-- SET EXERCISE --
Print only the lines from the top of the data through the line with "185.5, 187, 185.5, 185.5, 187, 185.5, 185];", both included, skipping every picture.

-- STORED DATA --
☆ ☆ ☆ ☆ ☆

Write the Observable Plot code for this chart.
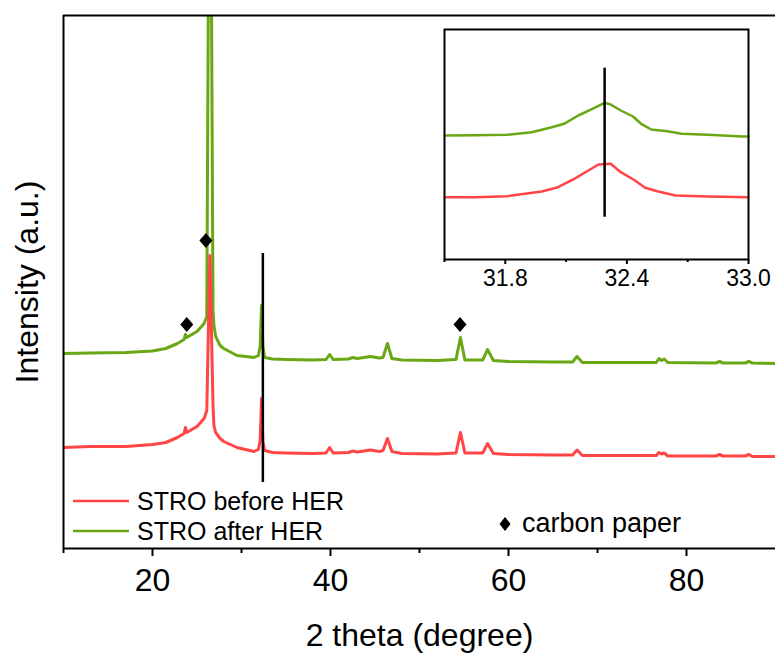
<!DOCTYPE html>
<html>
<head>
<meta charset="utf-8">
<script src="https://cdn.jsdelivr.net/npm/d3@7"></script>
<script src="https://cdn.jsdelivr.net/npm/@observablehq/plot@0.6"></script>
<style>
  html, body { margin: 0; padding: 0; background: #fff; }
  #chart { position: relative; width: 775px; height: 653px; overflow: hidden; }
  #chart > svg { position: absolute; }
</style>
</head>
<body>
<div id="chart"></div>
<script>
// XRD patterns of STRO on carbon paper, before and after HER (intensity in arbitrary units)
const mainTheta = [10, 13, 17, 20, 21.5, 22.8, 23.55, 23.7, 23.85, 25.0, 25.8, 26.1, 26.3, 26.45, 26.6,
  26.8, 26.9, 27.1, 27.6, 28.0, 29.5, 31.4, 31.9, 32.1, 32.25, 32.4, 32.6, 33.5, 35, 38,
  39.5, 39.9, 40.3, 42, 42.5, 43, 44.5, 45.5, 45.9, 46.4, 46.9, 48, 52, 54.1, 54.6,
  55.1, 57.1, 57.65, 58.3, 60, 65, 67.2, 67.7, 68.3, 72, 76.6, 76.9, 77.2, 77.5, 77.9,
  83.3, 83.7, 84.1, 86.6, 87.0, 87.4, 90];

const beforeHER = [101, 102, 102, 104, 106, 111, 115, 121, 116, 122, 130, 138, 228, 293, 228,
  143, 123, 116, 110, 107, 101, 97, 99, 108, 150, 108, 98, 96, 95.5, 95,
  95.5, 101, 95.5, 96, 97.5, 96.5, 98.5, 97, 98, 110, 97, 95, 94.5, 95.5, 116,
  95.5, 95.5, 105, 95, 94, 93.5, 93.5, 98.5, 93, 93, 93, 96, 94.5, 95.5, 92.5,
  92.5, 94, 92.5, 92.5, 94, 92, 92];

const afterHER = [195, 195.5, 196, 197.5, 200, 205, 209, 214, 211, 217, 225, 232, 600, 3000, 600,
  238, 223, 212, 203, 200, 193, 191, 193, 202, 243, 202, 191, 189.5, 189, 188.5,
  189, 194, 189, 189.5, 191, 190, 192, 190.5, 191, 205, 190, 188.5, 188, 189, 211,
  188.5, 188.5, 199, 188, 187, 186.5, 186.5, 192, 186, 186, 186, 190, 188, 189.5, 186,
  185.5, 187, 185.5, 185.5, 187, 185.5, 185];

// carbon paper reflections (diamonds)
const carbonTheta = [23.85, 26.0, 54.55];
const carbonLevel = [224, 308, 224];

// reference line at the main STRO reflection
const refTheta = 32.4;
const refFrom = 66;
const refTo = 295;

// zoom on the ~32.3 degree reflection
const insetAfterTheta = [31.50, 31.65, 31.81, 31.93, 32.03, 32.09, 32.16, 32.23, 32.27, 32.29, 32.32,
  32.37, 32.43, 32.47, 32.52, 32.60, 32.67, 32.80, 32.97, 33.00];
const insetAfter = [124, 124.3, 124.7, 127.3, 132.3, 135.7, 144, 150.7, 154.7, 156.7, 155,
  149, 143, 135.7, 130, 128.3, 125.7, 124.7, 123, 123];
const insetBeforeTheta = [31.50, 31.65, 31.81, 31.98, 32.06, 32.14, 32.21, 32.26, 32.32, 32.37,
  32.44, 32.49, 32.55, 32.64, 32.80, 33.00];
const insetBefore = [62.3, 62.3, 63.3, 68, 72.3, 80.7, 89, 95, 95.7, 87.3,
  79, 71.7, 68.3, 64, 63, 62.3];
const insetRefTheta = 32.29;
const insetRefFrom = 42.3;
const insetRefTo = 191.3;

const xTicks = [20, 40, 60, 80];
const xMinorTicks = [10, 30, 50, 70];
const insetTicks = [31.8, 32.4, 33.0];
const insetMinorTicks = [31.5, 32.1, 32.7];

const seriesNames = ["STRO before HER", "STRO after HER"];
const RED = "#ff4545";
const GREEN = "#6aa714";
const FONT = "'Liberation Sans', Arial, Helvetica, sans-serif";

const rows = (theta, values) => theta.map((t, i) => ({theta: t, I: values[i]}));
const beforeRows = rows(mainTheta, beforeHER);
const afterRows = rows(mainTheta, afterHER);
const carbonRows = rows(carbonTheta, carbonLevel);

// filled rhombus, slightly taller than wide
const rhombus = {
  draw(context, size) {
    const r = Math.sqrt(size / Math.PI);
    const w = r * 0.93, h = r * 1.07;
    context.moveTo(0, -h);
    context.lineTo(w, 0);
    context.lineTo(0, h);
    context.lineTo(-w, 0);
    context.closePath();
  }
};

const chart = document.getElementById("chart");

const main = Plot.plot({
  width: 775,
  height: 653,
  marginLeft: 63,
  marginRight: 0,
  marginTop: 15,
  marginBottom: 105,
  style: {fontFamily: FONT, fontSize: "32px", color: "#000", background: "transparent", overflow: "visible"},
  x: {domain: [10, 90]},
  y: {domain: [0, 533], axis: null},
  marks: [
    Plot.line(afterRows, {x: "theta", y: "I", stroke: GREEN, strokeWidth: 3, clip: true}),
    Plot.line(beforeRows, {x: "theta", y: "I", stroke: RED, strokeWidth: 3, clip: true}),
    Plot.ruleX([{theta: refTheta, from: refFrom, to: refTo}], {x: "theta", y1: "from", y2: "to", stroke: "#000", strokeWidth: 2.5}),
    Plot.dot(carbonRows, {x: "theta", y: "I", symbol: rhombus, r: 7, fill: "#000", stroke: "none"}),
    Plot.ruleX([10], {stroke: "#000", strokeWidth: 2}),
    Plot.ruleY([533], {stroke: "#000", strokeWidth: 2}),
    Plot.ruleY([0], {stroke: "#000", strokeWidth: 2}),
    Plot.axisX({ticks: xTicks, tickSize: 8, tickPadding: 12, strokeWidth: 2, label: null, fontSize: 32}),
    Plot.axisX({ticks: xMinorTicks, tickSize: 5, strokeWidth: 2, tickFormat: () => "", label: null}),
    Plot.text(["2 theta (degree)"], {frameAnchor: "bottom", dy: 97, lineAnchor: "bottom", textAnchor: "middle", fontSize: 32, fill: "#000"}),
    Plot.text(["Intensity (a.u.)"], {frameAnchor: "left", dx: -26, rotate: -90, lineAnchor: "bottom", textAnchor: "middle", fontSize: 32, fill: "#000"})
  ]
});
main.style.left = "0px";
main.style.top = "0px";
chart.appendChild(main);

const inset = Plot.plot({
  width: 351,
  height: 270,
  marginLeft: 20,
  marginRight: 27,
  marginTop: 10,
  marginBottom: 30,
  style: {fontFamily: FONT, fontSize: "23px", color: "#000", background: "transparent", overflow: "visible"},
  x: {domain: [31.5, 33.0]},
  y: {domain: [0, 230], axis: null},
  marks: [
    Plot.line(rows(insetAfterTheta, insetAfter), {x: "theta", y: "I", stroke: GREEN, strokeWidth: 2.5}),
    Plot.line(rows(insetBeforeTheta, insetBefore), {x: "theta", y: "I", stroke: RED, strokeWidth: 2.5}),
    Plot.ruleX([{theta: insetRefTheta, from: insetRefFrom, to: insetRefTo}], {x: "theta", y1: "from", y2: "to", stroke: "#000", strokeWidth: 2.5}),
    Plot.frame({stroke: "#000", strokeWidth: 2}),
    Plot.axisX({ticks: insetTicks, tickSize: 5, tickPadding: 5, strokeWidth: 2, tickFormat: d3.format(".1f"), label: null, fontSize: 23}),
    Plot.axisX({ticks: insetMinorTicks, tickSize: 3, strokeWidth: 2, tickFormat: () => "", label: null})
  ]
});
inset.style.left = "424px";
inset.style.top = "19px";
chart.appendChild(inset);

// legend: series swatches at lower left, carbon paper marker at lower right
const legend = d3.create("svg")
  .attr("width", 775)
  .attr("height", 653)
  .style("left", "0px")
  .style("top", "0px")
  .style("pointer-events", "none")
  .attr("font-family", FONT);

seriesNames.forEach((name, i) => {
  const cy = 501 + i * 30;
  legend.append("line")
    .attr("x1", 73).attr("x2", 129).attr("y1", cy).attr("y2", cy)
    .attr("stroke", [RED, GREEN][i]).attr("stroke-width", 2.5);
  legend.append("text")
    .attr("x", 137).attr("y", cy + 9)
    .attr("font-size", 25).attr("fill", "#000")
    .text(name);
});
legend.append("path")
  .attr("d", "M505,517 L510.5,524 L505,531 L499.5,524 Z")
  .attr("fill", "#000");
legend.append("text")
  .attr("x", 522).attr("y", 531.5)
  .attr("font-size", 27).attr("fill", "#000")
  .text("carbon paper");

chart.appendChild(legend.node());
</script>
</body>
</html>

☆ ☆ ☆ ☆ ☆

-- EXERCISE OUTPUT --
Write the Observable Plot code for this chart.
<!DOCTYPE html>
<html>
<head>
<meta charset="utf-8">
<script src="https://cdn.jsdelivr.net/npm/d3@7"></script>
<script src="https://cdn.jsdelivr.net/npm/@observablehq/plot@0.6"></script>
<style>
  html, body { margin: 0; padding: 0; background: #fff; }
  #chart { position: relative; width: 775px; height: 653px; overflow: hidden; }
  #chart > svg { position: absolute; }
</style>
</head>
<body>
<div id="chart"></div>
<script>
// XRD patterns of STRO on carbon paper, before and after HER (intensity in arbitrary units)
const mainTheta = [10, 13, 17, 20, 21.5, 22.8, 23.55, 23.7, 23.85, 25.0, 25.8, 26.1, 26.3, 26.45, 26.6,
  26.8, 26.9, 27.1, 27.6, 28.0, 29.5, 31.4, 31.9, 32.1, 32.25, 32.4, 32.6, 33.5, 35, 38,
  39.5, 39.9, 40.3, 42, 42.5, 43, 44.5, 45.5, 45.9, 46.4, 46.9, 48, 52, 54.1, 54.6,
  55.1, 57.1, 57.65, 58.3, 60, 65, 67.2, 67.7, 68.3, 72, 76.6, 76.9, 77.2, 77.5, 77.9,
  83.3, 83.7, 84.1, 86.6, 87.0, 87.4, 90];

const beforeHER = [101, 102, 102, 104, 106, 111, 115, 121, 116, 122, 130, 138, 228, 293, 228,
  143, 123, 116, 110, 107, 101, 97, 99, 108, 150, 108, 98, 96, 95.5, 95,
  95.5, 101, 95.5, 96, 97.5, 96.5, 98.5, 97, 98, 110, 97, 95, 94.5, 95.5, 116,
  95.5, 95.5, 105, 95, 94, 93.5, 93.5, 98.5, 93, 93, 93, 96, 94.5, 95.5, 92.5,
  92.5, 94, 92.5, 92.5, 94, 92, 92];

const afterHER = [195, 195.5, 196, 197.5, 200, 205, 209, 214, 211, 217, 225, 232, 600, 3000, 600,
  238, 223, 212, 203, 200, 193, 191, 193, 202, 243, 202, 191, 189.5, 189, 188.5,
  189, 194, 189, 189.5, 191, 190, 192, 190.5, 191, 205, 190, 188.5, 188, 189, 211,
  188.5, 188.5, 199, 188, 187, 186.5, 186.5, 192, 186, 186, 186, 190, 188, 189.5, 186,
  185.5, 187, 185.5, 185.5, 187, 185.5, 185];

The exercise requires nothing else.